There was an endless list of things we had to do. We needed to provide viewing areas, toilets, security, catering, litter control, car parking, traffic control, shaded areas, first aid, safety, insurance, ticketing, merchandise, programs, and everything else that goes with staging a Motorsport event.
In January 2017 we held a Pre-Scrutineering Day at Penny's Hill Winery. The thinking behind the day was two-fold. First, it gave many of the competitors an opportunity to try out their machines in a controlled environment (Penny's Hill allowed us to use their airstrip as a test track). Second, it allowed those who had been rebuilding bikes an opportunity to check that the machine would meet the required specifications.
Dozens of riders and their machines turned out on the day. 84 yro Bluey Hillman was there on a bike he hadn't ridden since the 1970s.
Three generations of the Davis Family were trying out two beautiful bikes and 80yro Trevor Attwell and 79yro Bill Angwin were putting the Ariel sidecar through it's paces while being followed by a TV film crew.
Saturday dawned and it turned out we didn't have to worry about the heat. The weather had turned to winter and a very stiff sea breeze (wind) was holding the tide in, making it a testing exercise to get the beach ready for spectators and racing.
The fans were queuing up an hour before the gates opened and were ready for action.
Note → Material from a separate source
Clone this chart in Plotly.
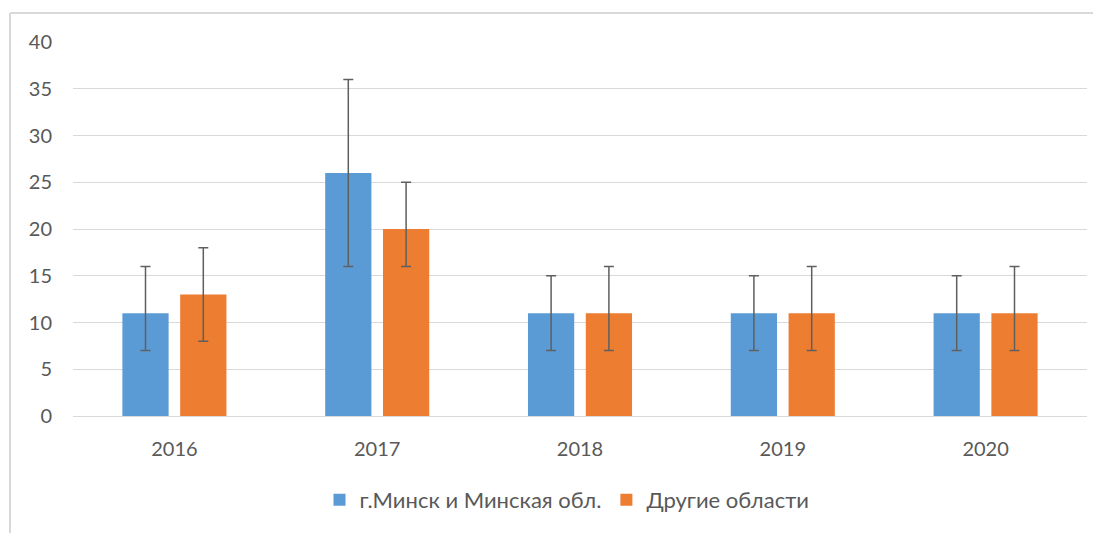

We were still finalising things as spectators were heading out onto the beach.
With only a short delay the program got underway. First up was a parade featuring all 110 entrants. When they had all lined up we let the fans onto the beach to get up close to the bikes and riders.
This was a feature that was so popular with Riders and Fans that it was repeated on the Sunday at the request of the riders.
Then it was time for the bikes to hit the beach for first practice.
With the tide slow to go out it was a bit damp at first but it didn't take them long to get the hang of going fast on sand.